Gold nanorods, a theranostic agent, used for combined ultrasound and photoacoustic imaging and photothermal therapy. a. the TEM images of gold nanorods. b. Ultrasound and photoacoustic images of mouse tumor injected with gold nanorods. The tumor region is shown in white inset in the ultrasound image. The photoacoustic image shows higher contrast in the tumor area due to accumulation of gold nanorods. c. Thermal image of a subcutaneous tumor in nude mouse. During the PTT procedure approximately 25°C temperature rise was observed in the tumor. Adapted from Mallidi et al. [135].

Figure 7

Gold nanorods as theranostic agents for in-vivo X-ray CT imaging and PTT therapy. a and b show the feasibility of using nanorods as X-ray CT contrast agent. Clearly the images in b identify the location of the tumor marked by arrows. c and d showcase the feasibility of using nanorods as photothermal agents. d. shows the temperature rise in the tumor injected with gold nanorods during PTT. Finally, the in-vivo mouse survival studies indicate mice injected with PEGylated nanorods and undwernet NIR laser irradiation had greater survival rate than the control groups. Adapted from von Maltzahn et al. [164].

Figure 8

Photo-activatable theranostic agents for triggered release of drug. a. Use of light for gene delivery using the principle of photochemical internalization. Adapted from Nishiyama et al. [170] b. NIR light triggered release of drugs trapped in PLGA microspheres that also encapsulate hollow gold nanoshells. NIR light is absorbed by the HAuNSs and is converted to heat which triggers release of the encapsulated drug.
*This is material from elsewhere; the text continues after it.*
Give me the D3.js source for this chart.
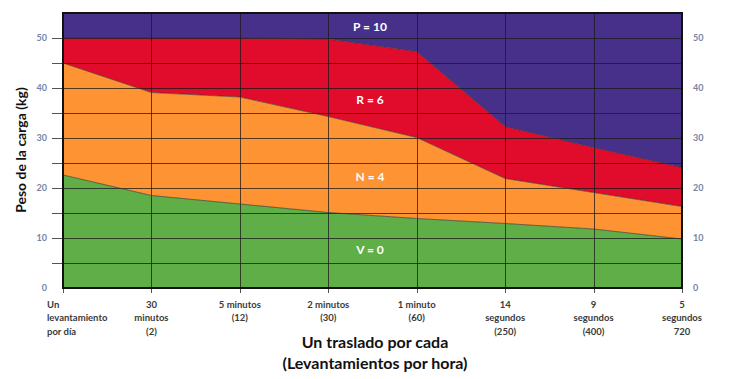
<!DOCTYPE html>
<html><head><meta charset="utf-8">
<script src="https://cdn.jsdelivr.net/npm/d3@7"></script>
<style>body{margin:0;background:#fff;}svg{display:block;}</style>
</head><body>
<svg id="c" width="750" height="379"></svg>
<script>
const categories = [
  ["Un","levantamiento","por día"],
  ["30","minutos","(2)"],
  ["5 minutos","(12)"],
  ["2 minutos","(30)"],
  ["1 minuto","(60)"],
  ["14","segundos","(250)"],
  ["9","segundos","(400)"],
  ["5","segundos","720"]
];
const vTop = [22.6, 18.5, 16.8, 15.1, 13.9, 12.9, 11.8, 9.8];
const nTop = [45.0, 39.1, 38.2, 34.3, 30.1, 21.9, 19.1, 16.3];
const rTop = [50.0, 50.0, 50.0, 49.8, 47.3, 32.3, 28.1, 24.1];
const pTop = [55, 55, 55, 55, 55, 55, 55, 55];
const yTicks = [0, 10, 20, 30, 40, 50];
const yGrid = [5, 10, 15, 20, 25, 30, 35, 40, 45, 50];
const zoneLabels = [
  {text:"P = 10", v:52.3},
  {text:"R = 6", v:37.6},
  {text:"N = 4", v:22.3},
  {text:"V = 0", v:7.6}
];

const svg = d3.select("#c");
const L = 63, R = 682, T = 13, B = 288;
const x = d3.scalePoint().domain(d3.range(categories.length)).range([L, R]);
const y = d3.scaleLinear().domain([0, 55]).range([B, T]);
const idx = d3.range(categories.length);

const layers = [
  {lo: null, hi: pTop, loArr: rTop, fill: "#46308a"},
  {loArr: nTop, hi: rTop, fill: "#e10b2b"},
  {loArr: vTop, hi: nTop, fill: "#fd9332"},
  {loArr: null, hi: vTop, fill: "#60ae47"}
];
const area = (lo, hi) => d3.area()
  .x(i => x(i))
  .y0(i => y(lo ? lo[i] : 0))
  .y1(i => y(hi[i]));
layers.forEach(l => {
  svg.append("path").datum(idx).attr("d", area(l.loArr, l.hi)(idx)).attr("fill", l.fill);
});

// gridlines
const g = svg.append("g").attr("stroke", "#1a1a1a").attr("stroke-width", 1).attr("stroke-opacity", 0.75);
yGrid.forEach(v => {
  g.append("line").attr("x1", 52).attr("x2", R).attr("y1", Math.round(y(v)) + 0.5).attr("y2", Math.round(y(v)) + 0.5);
});
idx.forEach(i => {
  g.append("line").attr("x1", Math.round(x(i)) + 0.5).attr("x2", Math.round(x(i)) + 0.5).attr("y1", T).attr("y2", B + 5);
});

// boundary lines
const line = arr => d3.line().x(i => x(i)).y(i => y(arr[i]));
[vTop, nTop, rTop].forEach(a => {
  svg.append("path").attr("d", line(a)(idx)).attr("fill", "none").attr("stroke", "#3a2a2a").attr("stroke-width", 0.8).attr("stroke-opacity", 0.8);
});

// border
svg.append("rect").attr("x", L).attr("y", T).attr("width", R - L).attr("height", B - T)
  .attr("fill", "none").attr("stroke", "#111").attr("stroke-width", 2);

// y tick labels
const tf = "Lato, 'Open Sans', sans-serif";
yTicks.forEach(v => {
  svg.append("text").attr("x", 47).attr("y", y(v)).attr("dy", "0.35em").attr("text-anchor", "end")
    .attr("font-family", tf).attr("font-weight", "bold").attr("font-size", 9).attr("fill", "#7585a3").text(v);
  svg.append("text").attr("x", 693).attr("y", y(v)).attr("dy", "0.35em").attr("text-anchor", "start")
    .attr("font-family", tf).attr("font-weight", "bold").attr("font-size", 9).attr("fill", "#7585a3").text(v);
});

// category labels
categories.forEach((lines, i) => {
  const first = i === 0;
  const t = svg.append("text").attr("font-family", tf).attr("font-weight", "bold").attr("font-size", 9.5)
    .attr("fill", "#3a3a3a").attr("text-anchor", first ? "start" : "middle");
  lines.forEach((s, k) => {
    t.append("tspan").attr("x", first ? 47 : x(i)).attr("y", 308 + k * 13.3).text(s);
  });
});

// zone labels
zoneLabels.forEach(z => {
  svg.append("text").attr("x", 370).attr("y", y(z.v)).attr("dy", "0.35em").attr("text-anchor", "middle")
    .attr("font-family", tf).attr("font-weight", "bold").attr("font-size", 12).attr("fill", "#fff").text(z.text);
});

// axis titles
svg.append("text").attr("transform", "translate(26,150) rotate(-90)").attr("text-anchor", "middle")
  .attr("font-family", tf).attr("font-weight", "bold").attr("font-size", 14).attr("fill", "#111").text("Peso de la carga (kg)");
svg.append("text").attr("x", 375).attr("y", 348).attr("text-anchor", "middle")
  .attr("font-family", tf).attr("font-weight", "bold").attr("font-size", 16).attr("fill", "#111").text("Un traslado por cada");
svg.append("text").attr("x", 375).attr("y", 369).attr("text-anchor", "middle")
  .attr("font-family", tf).attr("font-weight", "bold").attr("font-size", 16).attr("fill", "#111").text("(Levantamientos por hora)");
</script>
</body></html>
Adapted from You et al. [171] c. Use of fluorescence optical imaging for highly selectively tumor imaging with an activatable fluorescence probe–antibody conjugate. The probe is nonfluorescent when outside the tumor cells. After internalization by endocytosis, the probe is accumulated in late endosomes or lysosomes, where the acidic pH activates the probe, making it highly fluorescent which is captured by optical imaging. Adapted from Urano et al. [172].

Figure 9

Enzyme activated theranostic prodrug for overcoming bacterial resistance a. Mechanism for the activation of β-LEAP. In resistant bacteria β-LEAP is cleaved by β-lactamase, releasing the quenched PS (blue balls) into an unquenched state (red balls). b. The released PS is activated by light irradiation, as shown in coculture of HFF-1 cells and strain 8179 (left panel) and HFF-1 cells alone (right panel). c. Inhibition profiles for selected strains of S. aureus with penicillin G for comparison are shown in. d. β-LEAP hydrolysis by selected strains of S. aureus leads to loss of viability in bacterial cells. Key for c and d: purple 29213, green 9307, gold 8150, red 8179, blue 8140 (d only). Based on work by Zheng et al. [212].

Figure 10

Theranostic agents for in vivo imaging and PDT of rheumatoid arthritis. a. Scheme illustrating the concepts involved in the design of the theranostic prodrug. Self-quenching of PS occurs when tethered to lysine backbone. After proteolytic cleavage and light activation, PS forms reactive oxygen species. b. Fluorescence of arthritic joints and non-arthritic joints pre (left image) and 4 h post i.v.administration (right image) of prodrug. Adapted from Gabriel et al. [230].